Stated exercise: Faithfully return all lines, omitting every embedded picture.

start

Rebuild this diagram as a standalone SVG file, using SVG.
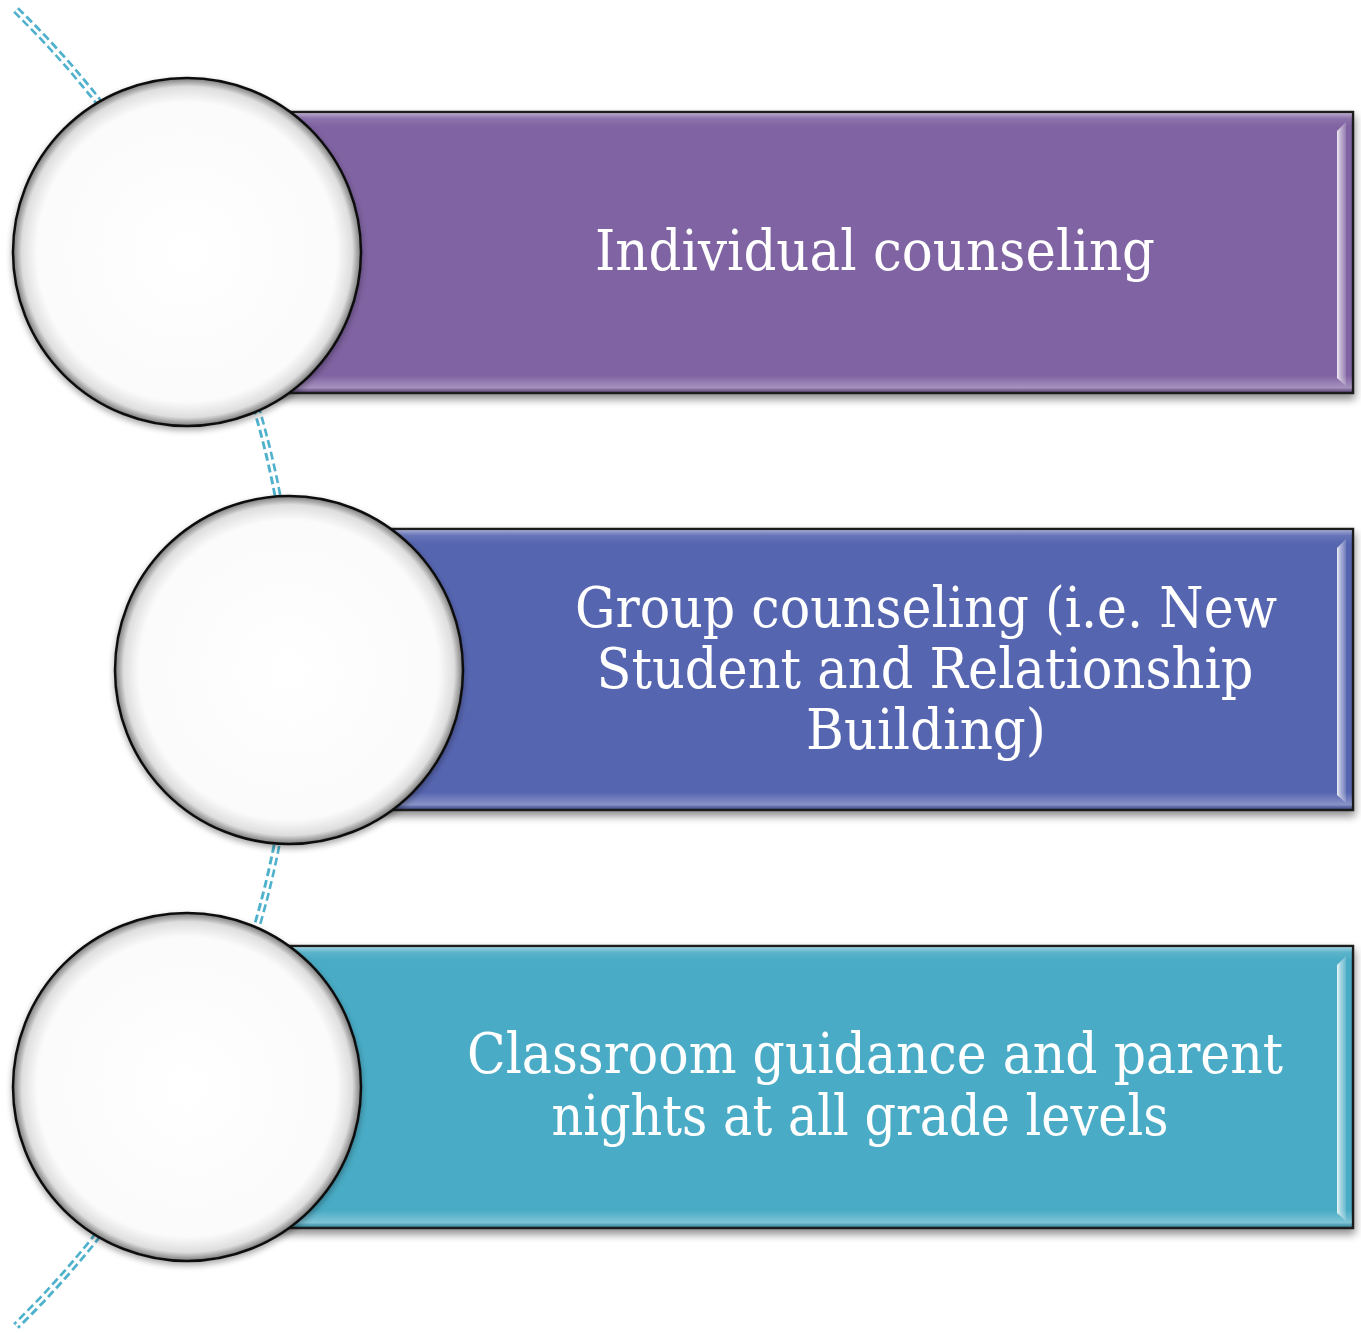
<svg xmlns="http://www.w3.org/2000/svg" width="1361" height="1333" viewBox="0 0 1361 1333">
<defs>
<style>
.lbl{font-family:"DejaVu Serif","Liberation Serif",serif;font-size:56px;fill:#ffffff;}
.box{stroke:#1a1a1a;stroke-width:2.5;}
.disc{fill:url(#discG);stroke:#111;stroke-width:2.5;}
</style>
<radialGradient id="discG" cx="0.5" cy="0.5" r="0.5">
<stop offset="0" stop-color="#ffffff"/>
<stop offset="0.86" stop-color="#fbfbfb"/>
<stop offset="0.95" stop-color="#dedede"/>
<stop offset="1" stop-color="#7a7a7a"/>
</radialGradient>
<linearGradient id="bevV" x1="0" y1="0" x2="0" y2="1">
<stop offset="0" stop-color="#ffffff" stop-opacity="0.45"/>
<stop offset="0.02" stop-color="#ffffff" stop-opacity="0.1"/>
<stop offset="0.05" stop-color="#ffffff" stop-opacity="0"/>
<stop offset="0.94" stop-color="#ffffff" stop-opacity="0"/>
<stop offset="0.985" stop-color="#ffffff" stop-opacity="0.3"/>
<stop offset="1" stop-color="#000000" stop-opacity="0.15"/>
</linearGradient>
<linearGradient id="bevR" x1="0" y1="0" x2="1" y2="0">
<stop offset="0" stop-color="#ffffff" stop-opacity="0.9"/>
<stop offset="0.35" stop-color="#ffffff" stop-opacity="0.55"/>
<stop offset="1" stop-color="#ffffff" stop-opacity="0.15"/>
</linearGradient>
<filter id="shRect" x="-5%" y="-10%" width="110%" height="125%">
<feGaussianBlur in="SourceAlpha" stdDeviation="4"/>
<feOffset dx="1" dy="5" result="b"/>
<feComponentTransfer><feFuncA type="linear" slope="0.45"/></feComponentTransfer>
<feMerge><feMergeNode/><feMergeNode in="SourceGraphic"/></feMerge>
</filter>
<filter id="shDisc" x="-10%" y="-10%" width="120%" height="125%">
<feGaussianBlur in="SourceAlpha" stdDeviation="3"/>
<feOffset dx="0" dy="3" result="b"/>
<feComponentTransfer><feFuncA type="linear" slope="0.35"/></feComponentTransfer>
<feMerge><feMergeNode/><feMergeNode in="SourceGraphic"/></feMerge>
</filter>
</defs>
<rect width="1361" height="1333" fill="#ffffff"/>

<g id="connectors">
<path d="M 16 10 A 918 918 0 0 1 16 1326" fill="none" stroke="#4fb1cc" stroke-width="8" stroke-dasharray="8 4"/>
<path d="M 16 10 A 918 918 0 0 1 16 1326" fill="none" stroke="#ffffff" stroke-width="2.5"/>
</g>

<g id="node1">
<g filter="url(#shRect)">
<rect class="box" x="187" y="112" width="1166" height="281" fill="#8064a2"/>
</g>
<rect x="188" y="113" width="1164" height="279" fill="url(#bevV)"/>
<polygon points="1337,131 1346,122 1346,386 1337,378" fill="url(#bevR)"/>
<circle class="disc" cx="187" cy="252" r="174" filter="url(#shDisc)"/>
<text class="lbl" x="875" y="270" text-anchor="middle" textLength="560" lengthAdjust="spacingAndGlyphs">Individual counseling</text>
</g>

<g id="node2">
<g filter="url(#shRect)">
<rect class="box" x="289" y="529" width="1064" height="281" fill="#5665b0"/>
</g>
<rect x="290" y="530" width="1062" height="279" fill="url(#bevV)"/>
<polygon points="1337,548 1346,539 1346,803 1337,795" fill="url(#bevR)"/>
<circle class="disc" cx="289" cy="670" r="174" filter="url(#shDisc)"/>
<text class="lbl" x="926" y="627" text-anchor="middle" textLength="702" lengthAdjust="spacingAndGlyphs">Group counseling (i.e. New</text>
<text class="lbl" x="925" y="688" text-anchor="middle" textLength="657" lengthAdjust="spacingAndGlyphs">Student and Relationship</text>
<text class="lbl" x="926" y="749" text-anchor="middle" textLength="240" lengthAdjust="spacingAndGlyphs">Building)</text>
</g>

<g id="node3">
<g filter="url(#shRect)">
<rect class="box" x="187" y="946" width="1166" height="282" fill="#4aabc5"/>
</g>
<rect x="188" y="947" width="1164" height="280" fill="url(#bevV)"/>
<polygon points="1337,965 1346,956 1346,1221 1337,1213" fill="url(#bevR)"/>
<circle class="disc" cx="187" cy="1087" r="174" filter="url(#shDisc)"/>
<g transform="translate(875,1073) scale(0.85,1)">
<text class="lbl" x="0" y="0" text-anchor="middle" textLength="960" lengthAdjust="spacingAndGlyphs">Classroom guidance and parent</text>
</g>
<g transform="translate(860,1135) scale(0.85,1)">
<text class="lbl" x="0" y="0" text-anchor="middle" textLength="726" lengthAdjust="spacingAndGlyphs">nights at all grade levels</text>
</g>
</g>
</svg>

end

Task solution:
Rebuild this diagram as a standalone SVG file, using SVG.
<svg xmlns="http://www.w3.org/2000/svg" width="1361" height="1333" viewBox="0 0 1361 1333">
<defs>
<style>
.lbl{font-family:"DejaVu Serif","Liberation Serif",serif;font-size:56px;fill:#ffffff;}
.box{stroke:#1a1a1a;stroke-width:2.5;}
.disc{fill:url(#discG);stroke:#111;stroke-width:2.5;}
</style>
<radialGradient id="discG" cx="0.5" cy="0.5" r="0.5">
<stop offset="0" stop-color="#ffffff"/>
<stop offset="0.86" stop-color="#fbfbfb"/>
<stop offset="0.95" stop-color="#dedede"/>
<stop offset="1" stop-color="#7a7a7a"/>
</radialGradient>
<linearGradient id="bevV" x1="0" y1="0" x2="0" y2="1">
<stop offset="0" stop-color="#ffffff" stop-opacity="0.45"/>
<stop offset="0.02" stop-color="#ffffff" stop-opacity="0.1"/>
<stop offset="0.05" stop-color="#ffffff" stop-opacity="0"/>
<stop offset="0.94" stop-color="#ffffff" stop-opacity="0"/>
<stop offset="0.985" stop-color="#ffffff" stop-opacity="0.3"/>
<stop offset="1" stop-color="#000000" stop-opacity="0.15"/>
</linearGradient>
<linearGradient id="bevR" x1="0" y1="0" x2="1" y2="0">
<stop offset="0" stop-color="#ffffff" stop-opacity="0.9"/>
<stop offset="0.35" stop-color="#ffffff" stop-opacity="0.55"/>
<stop offset="1" stop-color="#ffffff" stop-opacity="0.15"/>
</linearGradient>
<filter id="shRect" x="-5%" y="-10%" width="110%" height="125%">
<feGaussianBlur in="SourceAlpha" stdDeviation="4"/>
<feOffset dx="1" dy="5" result="b"/>
<feComponentTransfer><feFuncA type="linear" slope="0.45"/></feComponentTransfer>
<feMerge><feMergeNode/><feMergeNode in="SourceGraphic"/></feMerge>
</filter>
<filter id="shDisc" x="-10%" y="-10%" width="120%" height="125%">
<feGaussianBlur in="SourceAlpha" stdDeviation="3"/>
<feOffset dx="0" dy="3" result="b"/>
<feComponentTransfer><feFuncA type="linear" slope="0.35"/></feComponentTransfer>
<feMerge><feMergeNode/><feMergeNode in="SourceGraphic"/></feMerge>
</filter>
</defs>
<rect width="1361" height="1333" fill="#ffffff"/>

<g id="connectors">
<path d="M 16 10 A 918 918 0 0 1 16 1326" fill="none" stroke="#4fb1cc" stroke-width="8" stroke-dasharray="8 4"/>
<path d="M 16 10 A 918 918 0 0 1 16 1326" fill="none" stroke="#ffffff" stroke-width="2.5"/>
</g>

<g id="node1">
<g filter="url(#shRect)">
<rect class="box" x="187" y="112" width="1166" height="281" fill="#8064a2"/>
</g>
<rect x="188" y="113" width="1164" height="279" fill="url(#bevV)"/>
<polygon points="1337,131 1346,122 1346,386 1337,378" fill="url(#bevR)"/>
<circle class="disc" cx="187" cy="252" r="174" filter="url(#shDisc)"/>
<text class="lbl" x="875" y="270" text-anchor="middle" textLength="560" lengthAdjust="spacingAndGlyphs">Individual counseling</text>
</g>

<g id="node2">
<g filter="url(#shRect)">
<rect class="box" x="289" y="529" width="1064" height="281" fill="#5665b0"/>
</g>
<rect x="290" y="530" width="1062" height="279" fill="url(#bevV)"/>
<polygon points="1337,548 1346,539 1346,803 1337,795" fill="url(#bevR)"/>
<circle class="disc" cx="289" cy="670" r="174" filter="url(#shDisc)"/>
<text class="lbl" x="926" y="627" text-anchor="middle" textLength="702" lengthAdjust="spacingAndGlyphs">Group counseling (i.e. New</text>
<text class="lbl" x="925" y="688" text-anchor="middle" textLength="657" lengthAdjust="spacingAndGlyphs">Student and Relationship</text>
<text class="lbl" x="926" y="749" text-anchor="middle" textLength="240" lengthAdjust="spacingAndGlyphs">Building)</text>
</g>

<g id="node3">
<g filter="url(#shRect)">
<rect class="box" x="187" y="946" width="1166" height="282" fill="#4aabc5"/>
</g>
<rect x="188" y="947" width="1164" height="280" fill="url(#bevV)"/>
<polygon points="1337,965 1346,956 1346,1221 1337,1213" fill="url(#bevR)"/>
<circle class="disc" cx="187" cy="1087" r="174" filter="url(#shDisc)"/>
<g transform="translate(875,1073) scale(0.85,1)">
<text class="lbl" x="0" y="0" text-anchor="middle" textLength="960" lengthAdjust="spacingAndGlyphs">Classroom guidance and parent</text>
</g>
<g transform="translate(860,1135) scale(0.85,1)">
<text class="lbl" x="0" y="0" text-anchor="middle" textLength="726" lengthAdjust="spacingAndGlyphs">nights at all grade levels</text>
</g>
</g>
</svg>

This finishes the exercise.